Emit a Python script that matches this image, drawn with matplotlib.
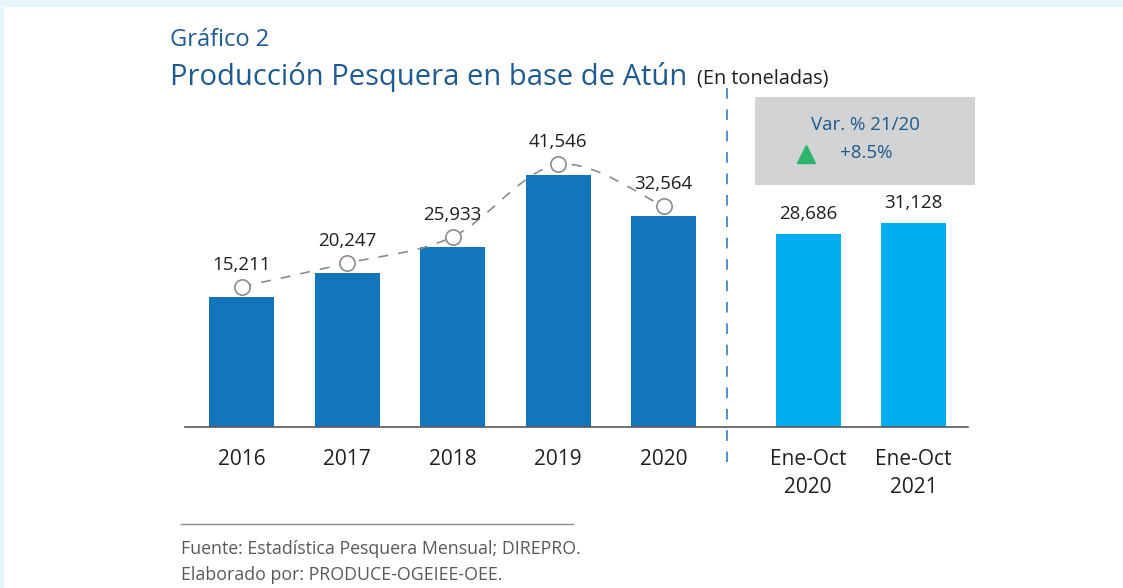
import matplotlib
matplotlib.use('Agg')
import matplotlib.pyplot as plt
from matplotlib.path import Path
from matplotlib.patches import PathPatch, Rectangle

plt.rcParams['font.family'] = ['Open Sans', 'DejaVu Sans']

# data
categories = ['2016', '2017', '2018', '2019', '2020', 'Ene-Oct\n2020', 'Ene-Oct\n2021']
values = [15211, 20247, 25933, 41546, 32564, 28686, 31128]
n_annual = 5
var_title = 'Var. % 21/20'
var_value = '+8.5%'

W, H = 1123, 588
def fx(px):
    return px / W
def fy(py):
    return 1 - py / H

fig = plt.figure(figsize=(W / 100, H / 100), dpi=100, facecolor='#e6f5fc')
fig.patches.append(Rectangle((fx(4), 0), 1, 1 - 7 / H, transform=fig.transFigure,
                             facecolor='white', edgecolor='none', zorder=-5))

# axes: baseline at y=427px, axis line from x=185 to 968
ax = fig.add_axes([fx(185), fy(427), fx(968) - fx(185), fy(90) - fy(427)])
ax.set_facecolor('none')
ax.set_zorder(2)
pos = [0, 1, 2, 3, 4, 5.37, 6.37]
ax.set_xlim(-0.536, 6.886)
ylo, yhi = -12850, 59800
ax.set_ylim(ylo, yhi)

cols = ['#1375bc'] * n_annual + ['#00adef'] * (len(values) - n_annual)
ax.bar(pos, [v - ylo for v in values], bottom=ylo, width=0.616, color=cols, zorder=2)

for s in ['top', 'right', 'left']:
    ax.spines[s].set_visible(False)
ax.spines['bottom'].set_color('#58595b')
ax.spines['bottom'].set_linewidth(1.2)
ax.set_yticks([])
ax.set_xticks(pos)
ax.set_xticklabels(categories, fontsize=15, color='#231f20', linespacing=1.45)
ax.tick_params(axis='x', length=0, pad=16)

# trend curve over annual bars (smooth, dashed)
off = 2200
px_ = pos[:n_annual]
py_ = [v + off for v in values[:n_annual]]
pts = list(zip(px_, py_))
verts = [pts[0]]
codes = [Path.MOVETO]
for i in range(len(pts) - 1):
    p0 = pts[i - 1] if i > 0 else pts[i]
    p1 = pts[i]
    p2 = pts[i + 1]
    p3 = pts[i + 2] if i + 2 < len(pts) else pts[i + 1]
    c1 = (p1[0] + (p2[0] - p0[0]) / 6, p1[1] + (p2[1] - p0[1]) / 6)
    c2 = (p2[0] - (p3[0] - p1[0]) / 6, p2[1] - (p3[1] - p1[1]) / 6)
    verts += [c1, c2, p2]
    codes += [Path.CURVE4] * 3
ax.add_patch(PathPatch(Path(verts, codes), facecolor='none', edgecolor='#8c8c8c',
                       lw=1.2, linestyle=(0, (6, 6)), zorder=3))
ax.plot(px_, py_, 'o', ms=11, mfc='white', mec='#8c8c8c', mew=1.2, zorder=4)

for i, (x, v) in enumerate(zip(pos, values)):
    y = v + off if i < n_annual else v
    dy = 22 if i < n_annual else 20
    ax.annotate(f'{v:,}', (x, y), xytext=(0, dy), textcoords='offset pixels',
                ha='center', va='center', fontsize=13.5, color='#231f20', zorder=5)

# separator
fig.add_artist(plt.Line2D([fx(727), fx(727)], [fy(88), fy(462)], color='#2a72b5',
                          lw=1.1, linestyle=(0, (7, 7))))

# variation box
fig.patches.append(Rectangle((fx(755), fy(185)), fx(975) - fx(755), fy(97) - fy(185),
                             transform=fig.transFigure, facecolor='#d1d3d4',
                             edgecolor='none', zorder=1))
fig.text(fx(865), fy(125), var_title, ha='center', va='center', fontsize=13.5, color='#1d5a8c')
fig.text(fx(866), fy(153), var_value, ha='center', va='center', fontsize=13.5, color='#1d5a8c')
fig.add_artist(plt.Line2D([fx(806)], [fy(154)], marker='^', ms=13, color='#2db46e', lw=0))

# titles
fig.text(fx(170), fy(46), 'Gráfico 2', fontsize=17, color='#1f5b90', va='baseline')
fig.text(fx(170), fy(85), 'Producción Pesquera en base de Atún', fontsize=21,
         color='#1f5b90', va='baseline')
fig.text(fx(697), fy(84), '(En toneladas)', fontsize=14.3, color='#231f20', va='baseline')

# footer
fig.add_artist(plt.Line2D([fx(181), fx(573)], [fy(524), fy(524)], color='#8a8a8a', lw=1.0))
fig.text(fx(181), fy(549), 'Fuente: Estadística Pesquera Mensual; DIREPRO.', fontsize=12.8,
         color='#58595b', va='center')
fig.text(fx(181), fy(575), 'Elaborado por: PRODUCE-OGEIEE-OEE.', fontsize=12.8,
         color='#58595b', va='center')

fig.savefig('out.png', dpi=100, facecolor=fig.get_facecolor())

= = = = =

• [Brief] Copy nothing but the lines from the top of the data down to the line containing "facecolor='white', edgecolor='none', zorder=-5))", and leave the pictures out.

• [Expected output]
Emit a Python script that matches this image, drawn with matplotlib.
import matplotlib
matplotlib.use('Agg')
import matplotlib.pyplot as plt
from matplotlib.path import Path
from matplotlib.patches import PathPatch, Rectangle

plt.rcParams['font.family'] = ['Open Sans', 'DejaVu Sans']

# data
categories = ['2016', '2017', '2018', '2019', '2020', 'Ene-Oct\n2020', 'Ene-Oct\n2021']
values = [15211, 20247, 25933, 41546, 32564, 28686, 31128]
n_annual = 5
var_title = 'Var. % 21/20'
var_value = '+8.5%'

W, H = 1123, 588
def fx(px):
    return px / W
def fy(py):
    return 1 - py / H

fig = plt.figure(figsize=(W / 100, H / 100), dpi=100, facecolor='#e6f5fc')
fig.patches.append(Rectangle((fx(4), 0), 1, 1 - 7 / H, transform=fig.transFigure,
                             facecolor='white', edgecolor='none', zorder=-5))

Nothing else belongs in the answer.